* [To do] Pull every line of the entries that has the word "draws".

* [Supplied material]

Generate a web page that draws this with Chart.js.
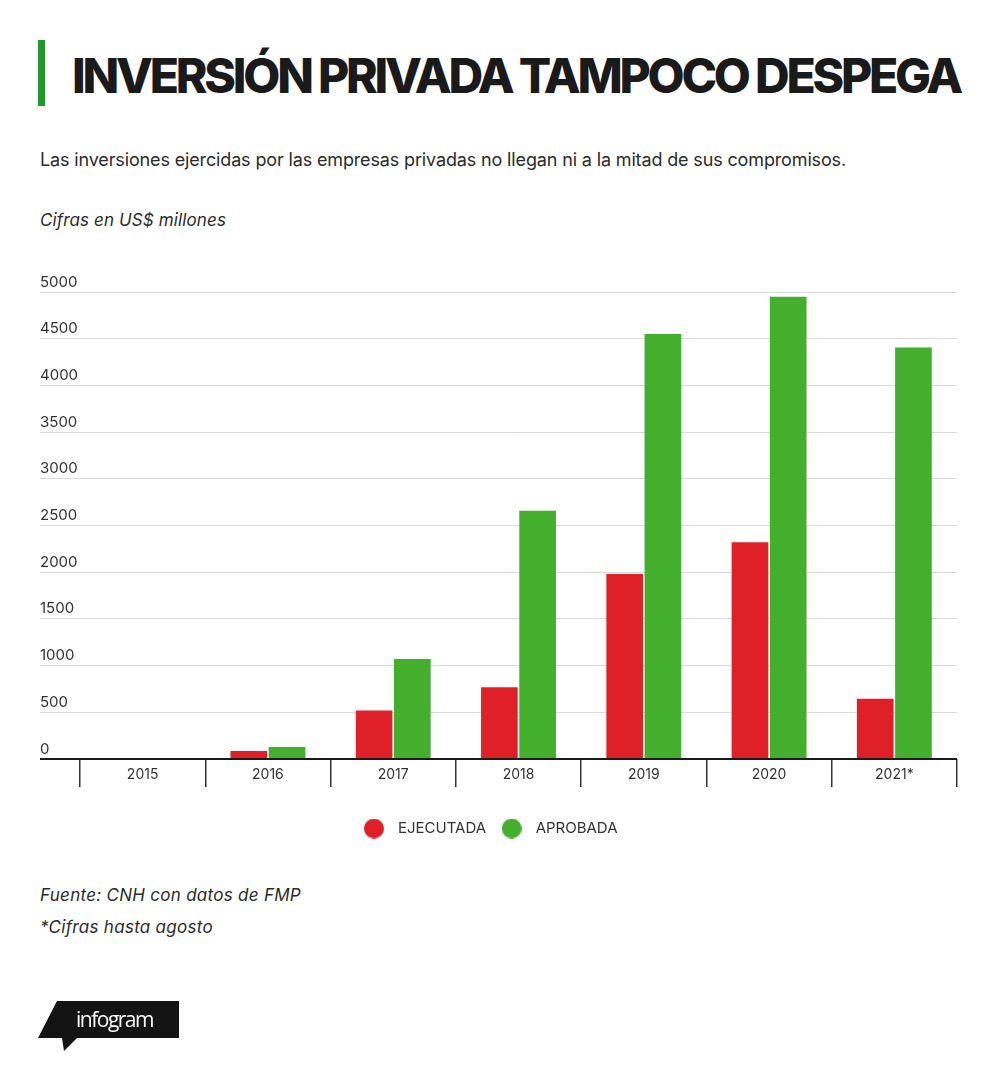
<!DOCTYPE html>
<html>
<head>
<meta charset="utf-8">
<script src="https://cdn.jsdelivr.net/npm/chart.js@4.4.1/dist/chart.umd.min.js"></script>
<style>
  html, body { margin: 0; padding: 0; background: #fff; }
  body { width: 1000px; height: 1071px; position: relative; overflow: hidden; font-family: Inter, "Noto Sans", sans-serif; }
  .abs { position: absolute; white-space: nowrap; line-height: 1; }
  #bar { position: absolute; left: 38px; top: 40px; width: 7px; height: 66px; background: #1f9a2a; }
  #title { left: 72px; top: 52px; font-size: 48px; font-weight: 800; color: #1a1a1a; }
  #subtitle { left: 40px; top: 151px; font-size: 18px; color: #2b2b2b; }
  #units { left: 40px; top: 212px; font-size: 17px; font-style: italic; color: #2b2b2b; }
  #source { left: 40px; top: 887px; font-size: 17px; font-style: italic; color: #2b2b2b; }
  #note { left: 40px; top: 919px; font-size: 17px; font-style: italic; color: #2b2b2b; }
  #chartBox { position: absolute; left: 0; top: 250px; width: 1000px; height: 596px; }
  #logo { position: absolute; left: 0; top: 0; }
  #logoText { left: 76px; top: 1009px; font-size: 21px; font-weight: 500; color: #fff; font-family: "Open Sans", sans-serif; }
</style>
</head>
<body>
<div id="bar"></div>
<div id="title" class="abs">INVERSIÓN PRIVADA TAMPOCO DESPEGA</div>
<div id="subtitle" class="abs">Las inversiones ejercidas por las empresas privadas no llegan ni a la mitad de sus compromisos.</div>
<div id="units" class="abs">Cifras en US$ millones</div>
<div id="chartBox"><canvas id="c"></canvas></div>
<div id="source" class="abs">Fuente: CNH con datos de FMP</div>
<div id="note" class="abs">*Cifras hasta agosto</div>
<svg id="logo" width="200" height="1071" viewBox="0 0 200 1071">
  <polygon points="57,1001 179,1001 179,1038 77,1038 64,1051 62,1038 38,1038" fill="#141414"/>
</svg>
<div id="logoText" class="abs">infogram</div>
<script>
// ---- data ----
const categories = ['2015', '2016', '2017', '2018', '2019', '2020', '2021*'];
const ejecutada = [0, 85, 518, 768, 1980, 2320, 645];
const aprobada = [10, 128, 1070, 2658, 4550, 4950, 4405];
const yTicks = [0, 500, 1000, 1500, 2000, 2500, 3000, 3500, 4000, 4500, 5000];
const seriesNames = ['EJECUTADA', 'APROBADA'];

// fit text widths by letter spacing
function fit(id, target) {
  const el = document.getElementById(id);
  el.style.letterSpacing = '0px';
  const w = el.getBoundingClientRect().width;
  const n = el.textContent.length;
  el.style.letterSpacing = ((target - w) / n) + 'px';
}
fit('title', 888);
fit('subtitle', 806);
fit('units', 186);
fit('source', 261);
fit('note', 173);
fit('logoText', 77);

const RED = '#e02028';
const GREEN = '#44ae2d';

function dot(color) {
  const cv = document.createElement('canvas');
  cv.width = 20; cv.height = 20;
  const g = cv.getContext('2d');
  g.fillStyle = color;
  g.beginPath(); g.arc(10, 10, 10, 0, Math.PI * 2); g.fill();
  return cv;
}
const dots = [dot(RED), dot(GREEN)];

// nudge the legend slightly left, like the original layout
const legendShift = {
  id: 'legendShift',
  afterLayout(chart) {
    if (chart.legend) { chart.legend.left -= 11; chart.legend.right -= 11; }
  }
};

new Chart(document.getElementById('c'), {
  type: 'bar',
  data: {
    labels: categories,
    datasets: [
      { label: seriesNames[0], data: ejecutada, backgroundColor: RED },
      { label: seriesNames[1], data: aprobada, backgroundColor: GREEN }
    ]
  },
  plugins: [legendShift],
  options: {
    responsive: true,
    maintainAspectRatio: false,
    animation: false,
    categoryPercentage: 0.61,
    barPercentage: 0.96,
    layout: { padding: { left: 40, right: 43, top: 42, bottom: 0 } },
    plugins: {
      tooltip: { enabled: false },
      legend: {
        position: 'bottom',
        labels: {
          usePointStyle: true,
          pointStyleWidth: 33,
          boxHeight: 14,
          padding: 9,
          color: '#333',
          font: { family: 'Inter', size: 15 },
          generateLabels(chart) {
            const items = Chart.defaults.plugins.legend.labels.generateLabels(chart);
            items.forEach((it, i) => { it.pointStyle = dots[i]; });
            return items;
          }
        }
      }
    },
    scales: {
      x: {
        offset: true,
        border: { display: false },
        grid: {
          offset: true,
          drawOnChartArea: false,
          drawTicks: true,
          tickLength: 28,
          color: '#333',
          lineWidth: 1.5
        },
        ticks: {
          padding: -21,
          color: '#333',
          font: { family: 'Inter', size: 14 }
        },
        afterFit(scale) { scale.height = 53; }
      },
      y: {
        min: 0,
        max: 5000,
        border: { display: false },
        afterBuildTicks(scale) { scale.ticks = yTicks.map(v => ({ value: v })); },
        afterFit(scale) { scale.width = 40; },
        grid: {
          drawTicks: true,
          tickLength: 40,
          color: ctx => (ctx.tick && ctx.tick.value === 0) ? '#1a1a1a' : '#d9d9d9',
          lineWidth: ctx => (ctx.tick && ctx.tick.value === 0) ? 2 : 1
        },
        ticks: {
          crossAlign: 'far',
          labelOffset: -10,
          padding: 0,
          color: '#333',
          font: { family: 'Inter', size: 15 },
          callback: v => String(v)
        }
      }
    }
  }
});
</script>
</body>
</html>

--

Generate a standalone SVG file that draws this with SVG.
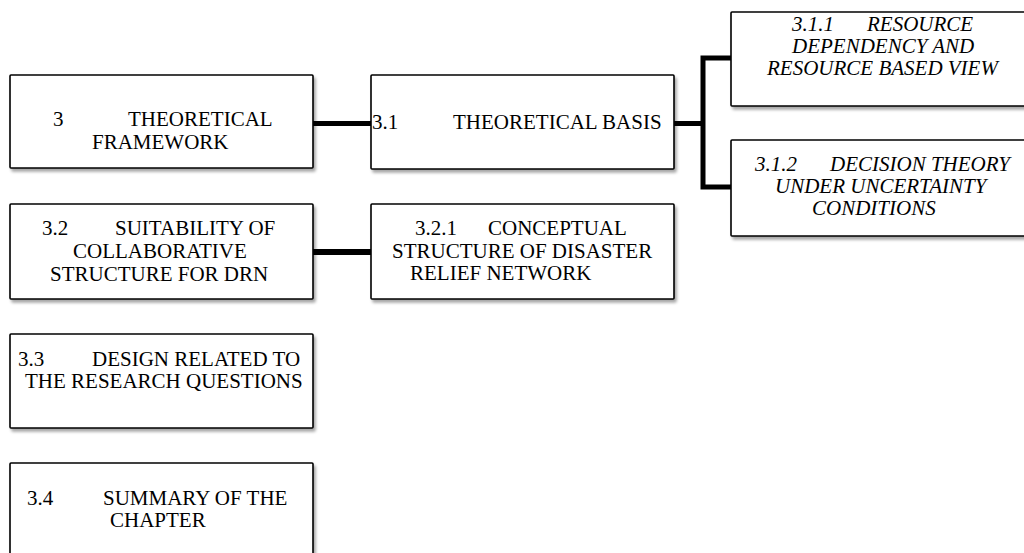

* [Written solution]
Generate a web page that draws this with Chart.js.
Generate a standalone SVG file that draws this with SVG.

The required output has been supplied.